== Available data ==

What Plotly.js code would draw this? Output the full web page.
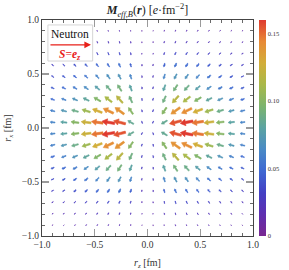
<!DOCTYPE html>
<html><head><meta charset="utf-8">
<script src="https://cdn.plot.ly/plotly-3.0.1.min.js"></script>
<style>html,body{margin:0;padding:0;background:#fff}#chart{width:289px;height:270px}</style>
</head><body><div id="chart"></div>
<script>
// Grid positions (r_z along columns, r_x along rows), in fm
const gridPos = [-0.9,-0.794,-0.688,-0.582,-0.476,-0.371,-0.265,-0.159,-0.053,0.053,0.159,0.265,0.371,0.476,0.582,0.688,0.794,0.9];
// Quadrant positions |r| for the read tables
const quadPos = [0.053,0.159,0.265,0.371,0.476,0.582,0.688,0.794,0.9];
// |M|, rows: |r_x| = quadPos, cols: |r_z| = quadPos
const magRows = [
  [0.030,0.085,0.155,0.162,0.148,0.125,0.100,0.080,0.062],
  [0.030,0.100,0.140,0.142,0.128,0.108,0.088,0.072,0.060],
  [0.030,0.090,0.118,0.112,0.098,0.082,0.070,0.060,0.050],
  [0.028,0.080,0.092,0.088,0.077,0.066,0.057,0.050,0.043],
  [0.025,0.062,0.070,0.068,0.061,0.054,0.047,0.041,0.036],
  [0.022,0.045,0.052,0.050,0.047,0.043,0.038,0.034,0.030],
  [0.018,0.030,0.035,0.035,0.033,0.031,0.029,0.026,0.023],
  [0.015,0.022,0.025,0.025,0.024,0.022,0.021,0.019,0.017],
  [0.012,0.016,0.018,0.018,0.018,0.017,0.016,0.015,0.013]
];
// Tilt of the arrow away from the -z direction, towards the r_z axis (degrees)
const tiltRows = [
  [70,30,14,10,8,7,7,6,6],
  [78,55,35,25,20,17,15,14,13],
  [82,65,48,37,30,26,23,21,19],
  [84,70,57,47,40,34,30,27,25],
  [85,73,62,54,48,42,37,33,30],
  [86,75,66,59,53,48,43,39,35],
  [87,77,69,62,57,52,47,43,40],
  [88,78,71,65,60,55,51,47,43],
  [88,79,72,67,62,58,54,50,46]
];
const cbTickVals = [0,0.05,0.10,0.15];
const cbTickText = ['0','0.05','0.10','0.15'];
const axisTicks = [-1.0,-0.5,0.0,0.5,1.0];

const cMax = 0.16;
const colorStops = [
  [0.00,'#7a2890'],[0.10,'#5f2fb0'],[0.20,'#4440c4'],[0.30,'#3f68d2'],
  [0.40,'#4a8ac6'],[0.50,'#5ba3a2'],[0.60,'#7cb46e'],[0.70,'#a9b94a'],
  [0.80,'#d2ae3a'],[0.90,'#e88a36'],[1.00,'#df3a2f']
];
function hex2rgb(h){return [parseInt(h.slice(1,3),16),parseInt(h.slice(3,5),16),parseInt(h.slice(5,7),16)];}
function colorAt(v){
  let t=Math.max(0,Math.min(1,v/cMax));
  for(let k=1;k<colorStops.length;k++){
    if(t<=colorStops[k][0]){
      const a=colorStops[k-1],b=colorStops[k];
      const f=(t-a[0])/(b[0]-a[0]);
      const ca=hex2rgb(a[1]),cb=hex2rgb(b[1]);
      const c=ca.map((x,i)=>Math.round(x+(cb[i]-x)*f));
      return 'rgb('+c.join(',')+')';
    }
  }
  return colorStops[colorStops.length-1][1];
}

const traces=[];
const maxLen=0.12;
gridPos.forEach(z=>{
  gridPos.forEach(x=>{
    const i=quadPos.findIndex(q=>Math.abs(q-Math.abs(z))<1e-6);
    const j=quadPos.findIndex(q=>Math.abs(q-Math.abs(x))<1e-6);
    const m=magRows[j][i];
    const phi=tiltRows[j][i]*Math.PI/180;
    const mz=-m*Math.cos(phi);
    const mx=-Math.sign(z)*Math.sign(x)*m*Math.sin(phi);
    const L=maxLen*m/cMax;
    const ux=mz/m, uy=mx/m;
    const nx=-uy, ny=ux;
    const tz=z-ux*L/2, tx=x-uy*L/2;
    const hz=z+ux*L/2, hx=x+uy*L/2;
    const hl=0.40*L, hw=0.25*L, sw=Math.max(0.09*L,0.002);
    const bz=hz-ux*hl, bx=hx-uy*hl;
    const px=[tz+nx*sw, bz+nx*sw, bz+nx*hw, hz, bz-nx*hw, bz-nx*sw, tz-nx*sw, tz+nx*sw];
    const py=[tx+ny*sw, bx+ny*sw, bx+ny*hw, hx, bx-ny*hw, bx-ny*sw, tx-ny*sw, tx+ny*sw];
    const col=colorAt(m);
    traces.push({type:'scatter',mode:'lines',x:px,y:py,fill:'toself',fillcolor:col,
      line:{color:col,width:0.6},hoverinfo:'skip',showlegend:false});
  });
});
// colour bar carrier
traces.push({type:'scatter',mode:'markers',x:[gridPos[0],gridPos[0]],y:[gridPos[0],gridPos[0]],
  marker:{size:0.1,opacity:0,color:[0,cMax],cmin:0,cmax:cMax,
    colorscale:colorStops,showscale:true,
    colorbar:{thickness:7,len:1,lenmode:'fraction',x:1.028,xanchor:'left',xref:'paper',y:0.5,yanchor:'middle',
      outlinewidth:0,ticks:'',tickvals:cbTickVals,ticktext:cbTickText,
      tickfont:{family:'Liberation Serif',size:6.5,color:'#333'},ypad:0,xpad:0}},
  hoverinfo:'skip',showlegend:false});

const serif='Liberation Serif, Times New Roman, serif';
const axisCommon={range:[-1,1],tickvals:axisTicks,tickformat:'.1f',ticks:'inside',ticklen:7,tickwidth:1.4,tickcolor:'#9a9a9a',
  minor:{ticks:'inside',ticklen:3,tickwidth:0.8,tickcolor:'#444',dtick:0.1,tick0:-1},
  showline:true,linecolor:'#444',linewidth:1,mirror:'allticks',showgrid:false,zeroline:false,
  tickfont:{family:serif,size:9.5,color:'#333'},fixedrange:true};

const layout={
  width:289,height:270,margin:{l:42,r:32,t:20,b:34},
  paper_bgcolor:'#fff',plot_bgcolor:'#fff',showlegend:false,
  title:{text:'<b><i>M</i></b><sub><i>eff,B</i></sub>(<b><i>r</i></b>) [<i>e</i>·fm<sup>−2</sup>]',
    font:{family:serif,size:12,color:'#222'},x:0.5,xref:'paper',xanchor:'center',y:0.962,yref:'container',yanchor:'middle'},
  xaxis:Object.assign({},axisCommon,{title:{text:'<i>r</i><sub><i>z</i></sub> [fm]',font:{family:serif,size:10,color:'#333'},standoff:9}}),
  yaxis:Object.assign({},axisCommon,{title:{text:'<i>r</i><sub><i>x</i></sub> [fm]',font:{family:serif,size:10,color:'#333'},standoff:8}}),
  shapes:[{type:'rect',xref:'paper',yref:'paper',x0:0.028,x1:0.24,y0:0.81,y1:0.977,
    fillcolor:'#fff',line:{color:'#ccc',width:0.8},layer:'above'}],
  annotations:[
    {xref:'paper',yref:'paper',x:0.134,y:0.937,xanchor:'center',yanchor:'middle',text:'Neutron',showarrow:false,font:{family:serif,size:11.5,color:'#111'}},
    {xref:'paper',yref:'paper',x:0.232,y:0.885,ax:-42,ay:0,text:'',showarrow:true,arrowhead:2,arrowsize:1.1,arrowwidth:1.2,arrowcolor:'#e8201a'},
    {xref:'paper',yref:'paper',x:0.134,y:0.84,xanchor:'center',yanchor:'middle',text:'<b><i>S</i></b>=<b><i>e</i></b><sub><b><i>z</i></b></sub>',showarrow:false,font:{family:serif,size:11.5,color:'#e8201a'}}
  ]
};
Plotly.newPlot('chart',traces,layout,{displayModeBar:false,staticPlot:true});
</script></body></html>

== Requirements ==
Repeat the material exactly as it reads, without any of its pictures.

== Correct response ==
What Plotly.js code would draw this? Output the full web page.
<!DOCTYPE html>
<html><head><meta charset="utf-8">
<script src="https://cdn.plot.ly/plotly-3.0.1.min.js"></script>
<style>html,body{margin:0;padding:0;background:#fff}#chart{width:289px;height:270px}</style>
</head><body><div id="chart"></div>
<script>
// Grid positions (r_z along columns, r_x along rows), in fm
const gridPos = [-0.9,-0.794,-0.688,-0.582,-0.476,-0.371,-0.265,-0.159,-0.053,0.053,0.159,0.265,0.371,0.476,0.582,0.688,0.794,0.9];
// Quadrant positions |r| for the read tables
const quadPos = [0.053,0.159,0.265,0.371,0.476,0.582,0.688,0.794,0.9];
// |M|, rows: |r_x| = quadPos, cols: |r_z| = quadPos
const magRows = [
  [0.030,0.085,0.155,0.162,0.148,0.125,0.100,0.080,0.062],
  [0.030,0.100,0.140,0.142,0.128,0.108,0.088,0.072,0.060],
  [0.030,0.090,0.118,0.112,0.098,0.082,0.070,0.060,0.050],
  [0.028,0.080,0.092,0.088,0.077,0.066,0.057,0.050,0.043],
  [0.025,0.062,0.070,0.068,0.061,0.054,0.047,0.041,0.036],
  [0.022,0.045,0.052,0.050,0.047,0.043,0.038,0.034,0.030],
  [0.018,0.030,0.035,0.035,0.033,0.031,0.029,0.026,0.023],
  [0.015,0.022,0.025,0.025,0.024,0.022,0.021,0.019,0.017],
  [0.012,0.016,0.018,0.018,0.018,0.017,0.016,0.015,0.013]
];
// Tilt of the arrow away from the -z direction, towards the r_z axis (degrees)
const tiltRows = [
  [70,30,14,10,8,7,7,6,6],
  [78,55,35,25,20,17,15,14,13],
  [82,65,48,37,30,26,23,21,19],
  [84,70,57,47,40,34,30,27,25],
  [85,73,62,54,48,42,37,33,30],
  [86,75,66,59,53,48,43,39,35],
  [87,77,69,62,57,52,47,43,40],
  [88,78,71,65,60,55,51,47,43],
  [88,79,72,67,62,58,54,50,46]
];
const cbTickVals = [0,0.05,0.10,0.15];
const cbTickText = ['0','0.05','0.10','0.15'];
const axisTicks = [-1.0,-0.5,0.0,0.5,1.0];

const cMax = 0.16;
const colorStops = [
  [0.00,'#7a2890'],[0.10,'#5f2fb0'],[0.20,'#4440c4'],[0.30,'#3f68d2'],
  [0.40,'#4a8ac6'],[0.50,'#5ba3a2'],[0.60,'#7cb46e'],[0.70,'#a9b94a'],
  [0.80,'#d2ae3a'],[0.90,'#e88a36'],[1.00,'#df3a2f']
];
function hex2rgb(h){return [parseInt(h.slice(1,3),16),parseInt(h.slice(3,5),16),parseInt(h.slice(5,7),16)];}
function colorAt(v){
  let t=Math.max(0,Math.min(1,v/cMax));
  for(let k=1;k<colorStops.length;k++){
    if(t<=colorStops[k][0]){
      const a=colorStops[k-1],b=colorStops[k];
      const f=(t-a[0])/(b[0]-a[0]);
      const ca=hex2rgb(a[1]),cb=hex2rgb(b[1]);
      const c=ca.map((x,i)=>Math.round(x+(cb[i]-x)*f));
      return 'rgb('+c.join(',')+')';
    }
  }
  return colorStops[colorStops.length-1][1];
}

const traces=[];
const maxLen=0.12;
gridPos.forEach(z=>{
  gridPos.forEach(x=>{
    const i=quadPos.findIndex(q=>Math.abs(q-Math.abs(z))<1e-6);
    const j=quadPos.findIndex(q=>Math.abs(q-Math.abs(x))<1e-6);
    const m=magRows[j][i];
    const phi=tiltRows[j][i]*Math.PI/180;
    const mz=-m*Math.cos(phi);
    const mx=-Math.sign(z)*Math.sign(x)*m*Math.sin(phi);
    const L=maxLen*m/cMax;
    const ux=mz/m, uy=mx/m;
    const nx=-uy, ny=ux;
    const tz=z-ux*L/2, tx=x-uy*L/2;
    const hz=z+ux*L/2, hx=x+uy*L/2;
    const hl=0.40*L, hw=0.25*L, sw=Math.max(0.09*L,0.002);
    const bz=hz-ux*hl, bx=hx-uy*hl;
    const px=[tz+nx*sw, bz+nx*sw, bz+nx*hw, hz, bz-nx*hw, bz-nx*sw, tz-nx*sw, tz+nx*sw];
    const py=[tx+ny*sw, bx+ny*sw, bx+ny*hw, hx, bx-ny*hw, bx-ny*sw, tx-ny*sw, tx+ny*sw];
    const col=colorAt(m);
    traces.push({type:'scatter',mode:'lines',x:px,y:py,fill:'toself',fillcolor:col,
      line:{color:col,width:0.6},hoverinfo:'skip',showlegend:false});
  });
});
// colour bar carrier
traces.push({type:'scatter',mode:'markers',x:[gridPos[0],gridPos[0]],y:[gridPos[0],gridPos[0]],
  marker:{size:0.1,opacity:0,color:[0,cMax],cmin:0,cmax:cMax,
    colorscale:colorStops,showscale:true,
    colorbar:{thickness:7,len:1,lenmode:'fraction',x:1.028,xanchor:'left',xref:'paper',y:0.5,yanchor:'middle',
      outlinewidth:0,ticks:'',tickvals:cbTickVals,ticktext:cbTickText,
      tickfont:{family:'Liberation Serif',size:6.5,color:'#333'},ypad:0,xpad:0}},
  hoverinfo:'skip',showlegend:false});

const serif='Liberation Serif, Times New Roman, serif';
const axisCommon={range:[-1,1],tickvals:axisTicks,tickformat:'.1f',ticks:'inside',ticklen:7,tickwidth:1.4,tickcolor:'#9a9a9a',
  minor:{ticks:'inside',ticklen:3,tickwidth:0.8,tickcolor:'#444',dtick:0.1,tick0:-1},
  showline:true,linecolor:'#444',linewidth:1,mirror:'allticks',showgrid:false,zeroline:false,
  tickfont:{family:serif,size:9.5,color:'#333'},fixedrange:true};

const layout={
  width:289,height:270,margin:{l:42,r:32,t:20,b:34},
  paper_bgcolor:'#fff',plot_bgcolor:'#fff',showlegend:false,
  title:{text:'<b><i>M</i></b><sub><i>eff,B</i></sub>(<b><i>r</i></b>) [<i>e</i>·fm<sup>−2</sup>]',
    font:{family:serif,size:12,color:'#222'},x:0.5,xref:'paper',xanchor:'center',y:0.962,yref:'container',yanchor:'middle'},
  xaxis:Object.assign({},axisCommon,{title:{text:'<i>r</i><sub><i>z</i></sub> [fm]',font:{family:serif,size:10,color:'#333'},standoff:9}}),
  yaxis:Object.assign({},axisCommon,{title:{text:'<i>r</i><sub><i>x</i></sub> [fm]',font:{family:serif,size:10,color:'#333'},standoff:8}}),
  shapes:[{type:'rect',xref:'paper',yref:'paper',x0:0.028,x1:0.24,y0:0.81,y1:0.977,
    fillcolor:'#fff',line:{color:'#ccc',width:0.8},layer:'above'}],
  annotations:[
    {xref:'paper',yref:'paper',x:0.134,y:0.937,xanchor:'center',yanchor:'middle',text:'Neutron',showarrow:false,font:{family:serif,size:11.5,color:'#111'}},
    {xref:'paper',yref:'paper',x:0.232,y:0.885,ax:-42,ay:0,text:'',showarrow:true,arrowhead:2,arrowsize:1.1,arrowwidth:1.2,arrowcolor:'#e8201a'},
    {xref:'paper',yref:'paper',x:0.134,y:0.84,xanchor:'center',yanchor:'middle',text:'<b><i>S</i></b>=<b><i>e</i></b><sub><b><i>z</i></b></sub>',showarrow:false,font:{family:serif,size:11.5,color:'#e8201a'}}
  ]
};
Plotly.newPlot('chart',traces,layout,{displayModeBar:false,staticPlot:true});
</script></body></html>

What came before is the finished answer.